Indonesia Serukan Bantuan Global untuk Atasi Krisis Sampah Plastik
Indonesia secara aktif mencari dukungan internasional dalam menangani tantangan pengelolaan sampah plastik yang semakin mendesak. Menteri Lingkungan Hidup menyoroti perlunya kerjasama global menjelang Intergovernmental Negotiating Committee (INC) 5.2 tahun 2025, sebuah forum penting untuk merumuskan kebijakan global terkait polusi plastik.
Dalam konferensi pers yang diadakan di Jakarta Timur, Menteri Lingkungan Hidup menekankan skala permasalahan sampah di Indonesia, dengan populasi 280 juta jiwa menghasilkan setidaknya 280 juta kilogram sampah per hari. Ia menyatakan bahwa kemampuan pemerintah saat ini terbatas pada pengelolaan kurang dari 40 persen sampah yang dihasilkan, sementara sisanya berakhir di laut, sungai, atau ditimbun begitu saja. Keterbatasan pembiayaan menjadi kendala utama dalam upaya penanganan sampah secara efektif.
"Jika kita tidak mampu mengatasi masalah ini, dampaknya tidak hanya dirasakan di Indonesia, tetapi juga meluas hingga ke wilayah Kepulauan Karibia," ujarnya, mengilustrasikan jangkauan global dari masalah sampah plastik. Menteri Lingkungan Hidup menekankan urgensi masalah ini kepada komunitas internasional dan menyatakan niatnya untuk membahasnya secara mendalam dalam beberapa bulan mendatang sebelum INC 5.2 di Jenewa.
Indonesia telah mengambil langkah-langkah proaktif untuk mengatasi masalah sampah plastik. Sejak November 2024, pemerintah telah melarang impor scrap atau limbah plastik. Selain itu, Indonesia mendorong praktik pengurangan (reduce), penggunaan kembali (reuse), dan daur ulang (recycle) melalui program TPS3R (Tempat Pengelolaan Sampah Reduce, Reuse, Recycle), yang sebagian besar dibangun oleh Kementerian Pekerjaan Umum.

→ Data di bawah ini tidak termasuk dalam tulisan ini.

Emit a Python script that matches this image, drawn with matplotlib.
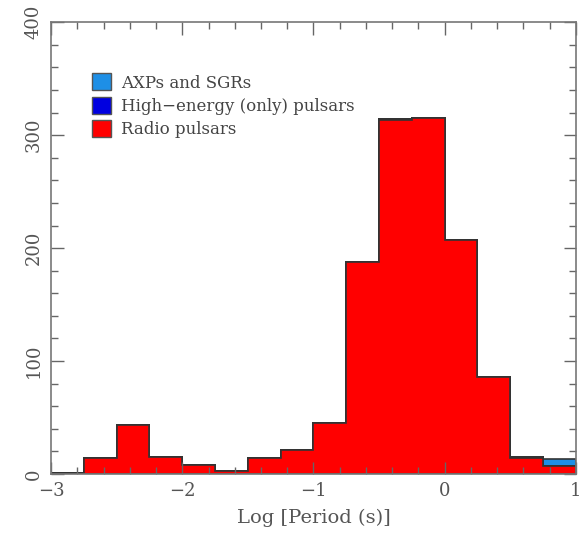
import numpy as np
import matplotlib.pyplot as plt
from matplotlib.ticker import MultipleLocator
from matplotlib.patches import Patch

# log period bins, width 0.25 from -3 to 1
bin_edges = np.arange(-3.0, 1.01, 0.25)
radio = [1, 14, 43, 15, 8, 3, 14, 21, 45, 188, 313, 315, 207, 86, 14, 7]
high_energy = [0, 0, 0, 0, 0, 0, 0, 0, 0, 0, 1, 0, 0, 0, 1, 0]
axps = [0, 0, 0, 0, 0, 0, 0, 0, 0, 0, 0, 0, 0, 0, 0, 6]

labels = ["Radio pulsars", "High\u2212energy (only) pulsars", "AXPs and SGRs"]
colors = ["#ff0000", "#0000e0", "#1e8fe6"]

plt.rcParams['font.family'] = ['DejaVu Serif']

fig = plt.figure(figsize=(5.81, 5.42), dpi=100)
ax = fig.add_axes([0.088, 0.1255, 0.903, 0.8335])

centers = (bin_edges[:-1] + bin_edges[1:]) / 2
ax.hist([centers, centers, centers], bins=bin_edges,
        weights=[radio, high_energy, axps], stacked=True,
        histtype='stepfilled', color=colors, edgecolor='#333333', linewidth=1.2)

ax.set_xlim(-3, 1)
ax.set_ylim(0, 400)
ax.xaxis.set_major_locator(MultipleLocator(1))
ax.xaxis.set_minor_locator(MultipleLocator(0.2))
ax.yaxis.set_major_locator(MultipleLocator(100))
ax.yaxis.set_minor_locator(MultipleLocator(20))
ax.tick_params(which='both', direction='in', top=True, right=True, color='#666666')
ax.tick_params(which='major', length=9, width=1, labelsize=13, labelcolor='#555555', pad=6)
ax.tick_params(which='minor', length=5, width=1)
for lab in ax.get_yticklabels():
    lab.set_rotation(90)
    lab.set_va('center')
for s in ax.spines.values():
    s.set_color('#777777')
    s.set_linewidth(1.2)

ax.set_xlabel("Log [Period (s)]", fontsize=14, color='#555555', labelpad=6)

handles = [Patch(facecolor=colors[2], edgecolor='#555555'),
           Patch(facecolor=colors[1], edgecolor='#555555'),
           Patch(facecolor=colors[0], edgecolor='#555555')]
ax.legend(handles, [labels[2], labels[1], labels[0]], loc='upper left',
          bbox_to_anchor=(0.05, 0.92), frameon=False, fontsize=12,
          handlelength=1.1, handleheight=1.2, handletextpad=0.6, labelspacing=0.3,
          labelcolor='#444444')

fig.savefig("out.png")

Pemerintah juga berinvestasi dalam fasilitas Refuse Derived Fuel (RDF), yang mengubah sampah menjadi bahan bakar untuk boiler. Inisiatif ini diharapkan dapat mengurangi praktik open dumping, sejalan dengan kebijakan pemerintah pusat.
Kementerian Lingkungan Hidup dan Kehutanan (KLHK) telah menerbitkan peta jalan pengelolaan sampah oleh produsen melalui Undang-Undang Nomor 75 Tahun 2019. Meskipun demikian, Menteri Lingkungan Hidup mengakui bahwa instruksi ini belum sepenuhnya diwajibkan.
Presiden telah menetapkan target ambisius untuk pengelolaan sampah 100 persen pada tahun 2029. Untuk mencapai tujuan ini, KLHK secara rutin memantau kesiapan setiap daerah dalam mengelola sampah mereka.
Pemerintah pusat memberikan apresiasi khusus kepada daerah-daerah yang telah mengambil inisiatif untuk melarang penggunaan plastik sekali pakai, seperti Bali. Langkah-langkah ini telah menginspirasi daerah lain, seperti Labuan Bajo, untuk mengikuti jejak yang sama.
Berikut adalah upaya-upaya yang telah dilakukan:
- Pelarangan impor scrap atau limbah plastik sejak November 2024.
- Mendorong penanganan plastik melalui kegiatan reduce, reuse, recycle (TPS3R).
- Membangun fasilitas Refuse Derived Fuel (RDF).
- Merilis peta jalan pengelolaan sampah oleh produsen melalui Undang-Undang Nomor 75 Tahun 2019.
- Mendorong dan mendukung upaya daerah yang telah melarang penggunaan single use plastik.